Check every line below for the word "Apache" and copy each one that has it.

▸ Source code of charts
◆ ◆ ◆ ◆ ◆ ◆ ◆

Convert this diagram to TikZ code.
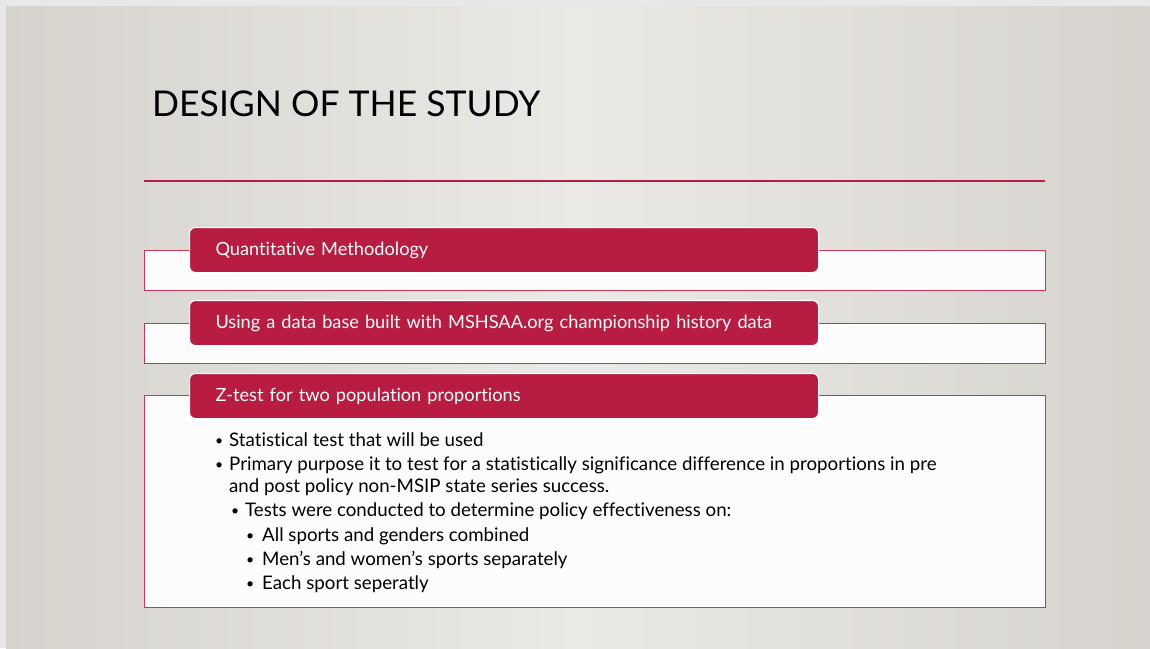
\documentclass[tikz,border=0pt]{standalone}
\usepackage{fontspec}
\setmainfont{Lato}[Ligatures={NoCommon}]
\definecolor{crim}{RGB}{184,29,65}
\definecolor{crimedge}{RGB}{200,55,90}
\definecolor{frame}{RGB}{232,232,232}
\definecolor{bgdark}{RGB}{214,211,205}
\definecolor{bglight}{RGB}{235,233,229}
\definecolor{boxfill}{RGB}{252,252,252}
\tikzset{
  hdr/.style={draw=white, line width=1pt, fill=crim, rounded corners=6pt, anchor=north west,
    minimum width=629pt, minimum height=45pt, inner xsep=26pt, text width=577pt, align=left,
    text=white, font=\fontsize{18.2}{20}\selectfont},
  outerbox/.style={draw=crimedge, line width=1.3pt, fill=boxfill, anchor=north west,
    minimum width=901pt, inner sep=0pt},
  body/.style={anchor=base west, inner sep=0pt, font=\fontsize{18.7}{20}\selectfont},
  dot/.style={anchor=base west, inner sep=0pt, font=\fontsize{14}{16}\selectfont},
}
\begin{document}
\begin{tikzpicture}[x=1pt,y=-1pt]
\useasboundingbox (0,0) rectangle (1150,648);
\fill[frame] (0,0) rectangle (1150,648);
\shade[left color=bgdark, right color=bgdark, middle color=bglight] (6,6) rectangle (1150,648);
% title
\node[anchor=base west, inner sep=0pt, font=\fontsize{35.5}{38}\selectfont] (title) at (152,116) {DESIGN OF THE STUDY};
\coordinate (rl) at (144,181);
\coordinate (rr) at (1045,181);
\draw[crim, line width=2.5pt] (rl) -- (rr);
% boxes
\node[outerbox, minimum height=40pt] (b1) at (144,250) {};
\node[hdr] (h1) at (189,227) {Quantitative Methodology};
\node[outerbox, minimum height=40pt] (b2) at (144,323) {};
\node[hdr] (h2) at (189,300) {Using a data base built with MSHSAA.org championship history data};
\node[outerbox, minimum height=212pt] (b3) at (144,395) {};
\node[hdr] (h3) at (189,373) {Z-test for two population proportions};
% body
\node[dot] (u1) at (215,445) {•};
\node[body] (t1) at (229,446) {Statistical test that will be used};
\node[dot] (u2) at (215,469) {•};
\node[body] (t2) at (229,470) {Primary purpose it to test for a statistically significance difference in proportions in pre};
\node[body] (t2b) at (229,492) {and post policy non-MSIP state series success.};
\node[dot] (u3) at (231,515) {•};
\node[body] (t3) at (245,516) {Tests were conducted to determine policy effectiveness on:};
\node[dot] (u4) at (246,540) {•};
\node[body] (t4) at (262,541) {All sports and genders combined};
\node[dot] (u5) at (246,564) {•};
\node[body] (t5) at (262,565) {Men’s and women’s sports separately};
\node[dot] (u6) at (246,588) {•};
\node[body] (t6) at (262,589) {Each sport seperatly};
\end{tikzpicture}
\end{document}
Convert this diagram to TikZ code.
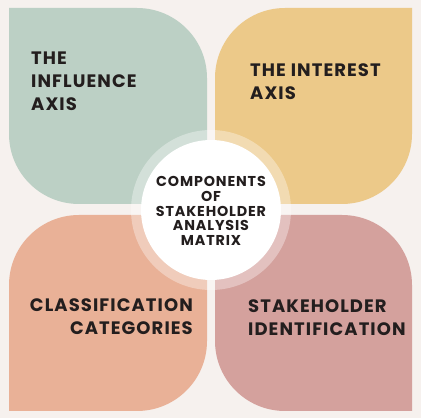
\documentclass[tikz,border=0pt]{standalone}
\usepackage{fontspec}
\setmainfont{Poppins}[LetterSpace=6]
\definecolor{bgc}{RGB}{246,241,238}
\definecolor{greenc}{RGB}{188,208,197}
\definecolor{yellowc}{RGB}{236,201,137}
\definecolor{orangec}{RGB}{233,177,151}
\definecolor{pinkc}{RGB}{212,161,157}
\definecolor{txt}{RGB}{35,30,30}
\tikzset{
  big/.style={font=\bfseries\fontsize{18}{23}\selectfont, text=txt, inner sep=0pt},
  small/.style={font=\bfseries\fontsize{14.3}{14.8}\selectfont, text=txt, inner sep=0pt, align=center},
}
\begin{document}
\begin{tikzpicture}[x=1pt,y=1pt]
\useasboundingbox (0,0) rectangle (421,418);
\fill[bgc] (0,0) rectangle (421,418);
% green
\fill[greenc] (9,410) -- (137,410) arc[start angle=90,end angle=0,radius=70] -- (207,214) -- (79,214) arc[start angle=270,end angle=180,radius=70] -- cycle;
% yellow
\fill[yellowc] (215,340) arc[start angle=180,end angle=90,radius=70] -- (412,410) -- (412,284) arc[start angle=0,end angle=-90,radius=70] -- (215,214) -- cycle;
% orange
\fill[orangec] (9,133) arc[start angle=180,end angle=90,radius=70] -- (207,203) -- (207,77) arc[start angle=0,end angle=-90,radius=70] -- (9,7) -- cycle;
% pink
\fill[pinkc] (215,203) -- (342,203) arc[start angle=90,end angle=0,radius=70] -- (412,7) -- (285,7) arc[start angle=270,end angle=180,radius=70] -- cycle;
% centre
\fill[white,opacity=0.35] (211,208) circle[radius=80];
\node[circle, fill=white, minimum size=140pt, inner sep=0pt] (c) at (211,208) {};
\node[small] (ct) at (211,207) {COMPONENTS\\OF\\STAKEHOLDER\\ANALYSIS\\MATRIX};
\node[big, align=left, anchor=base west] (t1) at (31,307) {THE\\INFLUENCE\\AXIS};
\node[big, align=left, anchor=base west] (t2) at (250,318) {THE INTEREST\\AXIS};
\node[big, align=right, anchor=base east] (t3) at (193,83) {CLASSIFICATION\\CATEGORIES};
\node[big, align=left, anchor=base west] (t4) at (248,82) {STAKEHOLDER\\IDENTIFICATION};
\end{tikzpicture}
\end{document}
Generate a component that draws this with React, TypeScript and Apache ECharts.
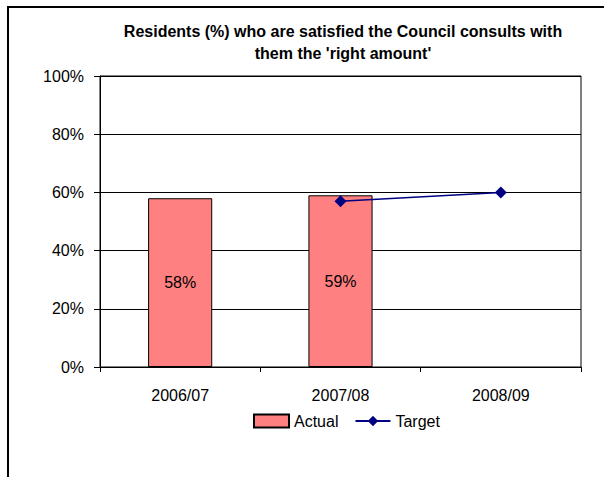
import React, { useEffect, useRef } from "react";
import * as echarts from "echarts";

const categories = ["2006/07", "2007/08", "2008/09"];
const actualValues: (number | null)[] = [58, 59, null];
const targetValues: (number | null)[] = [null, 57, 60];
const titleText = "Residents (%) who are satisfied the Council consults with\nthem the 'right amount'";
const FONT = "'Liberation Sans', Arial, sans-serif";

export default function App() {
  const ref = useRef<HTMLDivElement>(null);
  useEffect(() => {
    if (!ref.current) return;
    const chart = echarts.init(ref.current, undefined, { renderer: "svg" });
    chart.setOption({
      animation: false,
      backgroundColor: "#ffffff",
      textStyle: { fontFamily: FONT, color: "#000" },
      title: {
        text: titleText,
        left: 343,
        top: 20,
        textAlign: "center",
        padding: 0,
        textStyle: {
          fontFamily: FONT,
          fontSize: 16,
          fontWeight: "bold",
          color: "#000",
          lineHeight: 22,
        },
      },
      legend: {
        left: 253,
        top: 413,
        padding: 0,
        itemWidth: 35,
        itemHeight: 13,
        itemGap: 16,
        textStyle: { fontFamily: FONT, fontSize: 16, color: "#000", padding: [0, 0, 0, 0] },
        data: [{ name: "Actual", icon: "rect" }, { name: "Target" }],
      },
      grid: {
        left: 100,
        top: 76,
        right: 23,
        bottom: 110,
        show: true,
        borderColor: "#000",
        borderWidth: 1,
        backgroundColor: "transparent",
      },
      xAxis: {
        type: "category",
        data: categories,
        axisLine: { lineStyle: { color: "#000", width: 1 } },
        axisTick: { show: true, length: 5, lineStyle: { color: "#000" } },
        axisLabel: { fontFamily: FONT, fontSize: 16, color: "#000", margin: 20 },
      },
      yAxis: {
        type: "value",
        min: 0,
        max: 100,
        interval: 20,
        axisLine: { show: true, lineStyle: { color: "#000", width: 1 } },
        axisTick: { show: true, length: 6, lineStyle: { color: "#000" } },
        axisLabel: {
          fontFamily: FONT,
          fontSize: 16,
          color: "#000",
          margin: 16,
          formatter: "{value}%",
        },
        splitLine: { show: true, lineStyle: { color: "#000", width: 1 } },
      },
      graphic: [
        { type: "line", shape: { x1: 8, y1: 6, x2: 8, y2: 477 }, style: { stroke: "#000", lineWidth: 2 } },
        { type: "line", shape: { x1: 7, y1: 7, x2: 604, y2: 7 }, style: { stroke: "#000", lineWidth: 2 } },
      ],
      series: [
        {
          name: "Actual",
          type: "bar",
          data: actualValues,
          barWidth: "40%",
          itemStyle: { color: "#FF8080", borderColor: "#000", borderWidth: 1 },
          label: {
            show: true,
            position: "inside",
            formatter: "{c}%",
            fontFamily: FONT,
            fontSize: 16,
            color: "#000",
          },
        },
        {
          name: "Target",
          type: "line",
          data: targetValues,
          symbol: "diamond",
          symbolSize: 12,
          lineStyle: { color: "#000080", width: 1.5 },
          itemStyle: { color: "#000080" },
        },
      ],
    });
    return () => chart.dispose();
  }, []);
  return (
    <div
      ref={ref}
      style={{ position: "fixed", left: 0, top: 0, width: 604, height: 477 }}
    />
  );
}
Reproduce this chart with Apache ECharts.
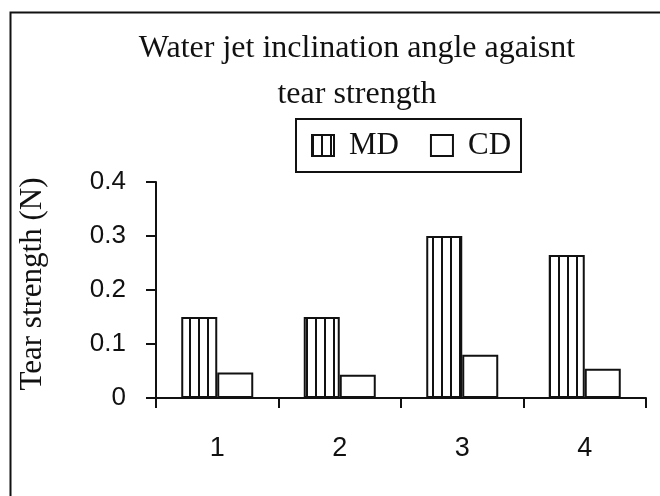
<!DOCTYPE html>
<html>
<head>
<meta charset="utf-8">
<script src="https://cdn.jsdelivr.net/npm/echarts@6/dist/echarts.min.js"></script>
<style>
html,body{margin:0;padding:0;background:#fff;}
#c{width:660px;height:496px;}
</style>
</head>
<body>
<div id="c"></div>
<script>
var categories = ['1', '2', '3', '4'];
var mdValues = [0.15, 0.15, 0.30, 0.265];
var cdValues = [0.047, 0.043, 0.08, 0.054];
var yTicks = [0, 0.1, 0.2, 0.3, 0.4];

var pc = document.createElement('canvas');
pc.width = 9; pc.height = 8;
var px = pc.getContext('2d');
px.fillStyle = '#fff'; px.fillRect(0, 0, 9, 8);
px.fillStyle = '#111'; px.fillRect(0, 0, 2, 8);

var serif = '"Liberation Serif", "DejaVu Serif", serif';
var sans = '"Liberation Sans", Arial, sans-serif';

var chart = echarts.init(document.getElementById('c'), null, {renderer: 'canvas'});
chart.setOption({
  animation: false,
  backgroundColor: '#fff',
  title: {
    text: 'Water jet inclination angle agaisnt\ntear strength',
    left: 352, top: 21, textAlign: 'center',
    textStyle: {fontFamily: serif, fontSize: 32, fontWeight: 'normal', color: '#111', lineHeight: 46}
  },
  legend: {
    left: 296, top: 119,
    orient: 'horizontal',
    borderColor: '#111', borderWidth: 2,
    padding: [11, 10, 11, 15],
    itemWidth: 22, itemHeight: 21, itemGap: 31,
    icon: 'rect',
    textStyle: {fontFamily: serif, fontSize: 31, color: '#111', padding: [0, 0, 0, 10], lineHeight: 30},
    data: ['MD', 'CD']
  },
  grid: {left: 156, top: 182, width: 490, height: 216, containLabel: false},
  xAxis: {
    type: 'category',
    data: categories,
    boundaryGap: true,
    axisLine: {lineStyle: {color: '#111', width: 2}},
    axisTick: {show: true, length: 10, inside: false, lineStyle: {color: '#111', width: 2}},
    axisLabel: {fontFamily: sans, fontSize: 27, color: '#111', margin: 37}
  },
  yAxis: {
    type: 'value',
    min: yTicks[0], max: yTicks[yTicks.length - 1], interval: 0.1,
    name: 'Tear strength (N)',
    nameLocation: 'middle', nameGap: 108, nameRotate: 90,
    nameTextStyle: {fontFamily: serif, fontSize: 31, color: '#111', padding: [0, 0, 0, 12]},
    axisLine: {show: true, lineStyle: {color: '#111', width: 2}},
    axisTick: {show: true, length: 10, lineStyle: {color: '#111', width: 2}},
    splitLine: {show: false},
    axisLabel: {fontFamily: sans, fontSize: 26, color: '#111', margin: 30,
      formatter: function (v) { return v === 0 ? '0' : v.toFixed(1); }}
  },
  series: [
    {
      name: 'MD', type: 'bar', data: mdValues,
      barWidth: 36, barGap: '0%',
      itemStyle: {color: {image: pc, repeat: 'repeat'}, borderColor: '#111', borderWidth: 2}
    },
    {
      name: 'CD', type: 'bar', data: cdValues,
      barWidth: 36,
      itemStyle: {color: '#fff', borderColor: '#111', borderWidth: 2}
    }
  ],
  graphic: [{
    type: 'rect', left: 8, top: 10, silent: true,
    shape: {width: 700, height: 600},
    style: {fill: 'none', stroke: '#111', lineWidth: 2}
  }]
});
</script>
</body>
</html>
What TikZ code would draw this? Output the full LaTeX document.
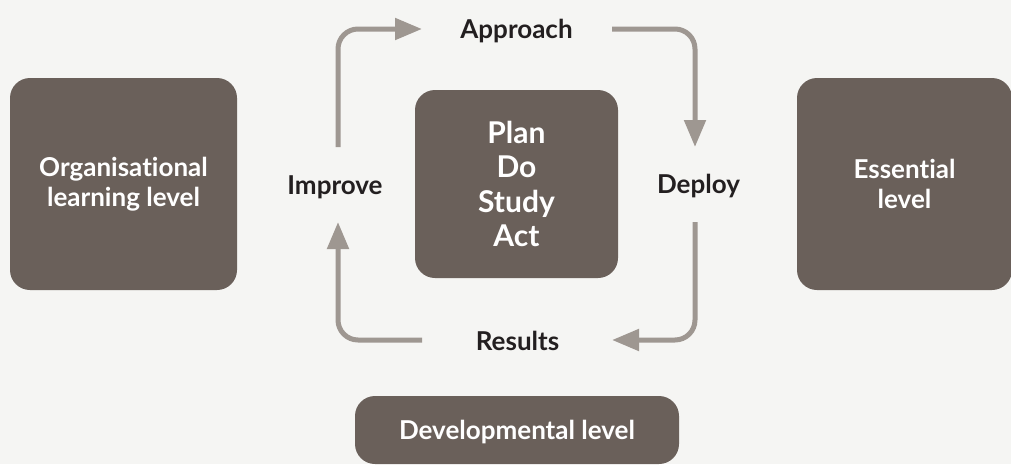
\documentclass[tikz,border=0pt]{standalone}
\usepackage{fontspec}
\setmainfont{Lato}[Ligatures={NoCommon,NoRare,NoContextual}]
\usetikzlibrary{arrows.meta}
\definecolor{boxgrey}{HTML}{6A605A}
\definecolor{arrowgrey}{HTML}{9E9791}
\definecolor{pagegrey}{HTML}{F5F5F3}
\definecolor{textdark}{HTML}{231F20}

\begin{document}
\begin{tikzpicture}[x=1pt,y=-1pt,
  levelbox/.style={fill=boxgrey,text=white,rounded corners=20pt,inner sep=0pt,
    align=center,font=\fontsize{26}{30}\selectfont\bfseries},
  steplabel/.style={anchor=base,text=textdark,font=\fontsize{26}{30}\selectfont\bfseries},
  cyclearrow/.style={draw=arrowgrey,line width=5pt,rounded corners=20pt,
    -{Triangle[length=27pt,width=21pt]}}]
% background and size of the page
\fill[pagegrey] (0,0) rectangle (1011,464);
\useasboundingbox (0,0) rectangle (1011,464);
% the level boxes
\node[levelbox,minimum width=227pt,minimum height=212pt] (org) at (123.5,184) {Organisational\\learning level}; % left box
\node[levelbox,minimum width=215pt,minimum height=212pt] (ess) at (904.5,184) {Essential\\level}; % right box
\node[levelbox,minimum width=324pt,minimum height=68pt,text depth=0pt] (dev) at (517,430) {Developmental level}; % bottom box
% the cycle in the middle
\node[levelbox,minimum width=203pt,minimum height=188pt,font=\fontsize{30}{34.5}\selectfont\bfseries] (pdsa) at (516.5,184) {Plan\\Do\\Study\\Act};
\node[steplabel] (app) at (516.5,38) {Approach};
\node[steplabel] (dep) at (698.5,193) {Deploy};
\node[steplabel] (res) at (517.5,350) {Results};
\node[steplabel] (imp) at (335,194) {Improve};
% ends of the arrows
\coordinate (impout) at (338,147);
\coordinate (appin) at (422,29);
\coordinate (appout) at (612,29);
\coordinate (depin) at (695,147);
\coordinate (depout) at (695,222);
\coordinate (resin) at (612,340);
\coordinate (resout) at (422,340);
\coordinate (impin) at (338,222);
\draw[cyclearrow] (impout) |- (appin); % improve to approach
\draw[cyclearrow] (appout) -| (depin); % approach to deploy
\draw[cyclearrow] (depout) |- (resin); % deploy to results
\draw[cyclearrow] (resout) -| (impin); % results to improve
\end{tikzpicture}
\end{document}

◆ ◆ ◆ ◆ ◆ ◆ ◆

▸ The output
Generate a component that draws this with React, TypeScript and Apache ECharts.
Reproduce this chart with Apache ECharts.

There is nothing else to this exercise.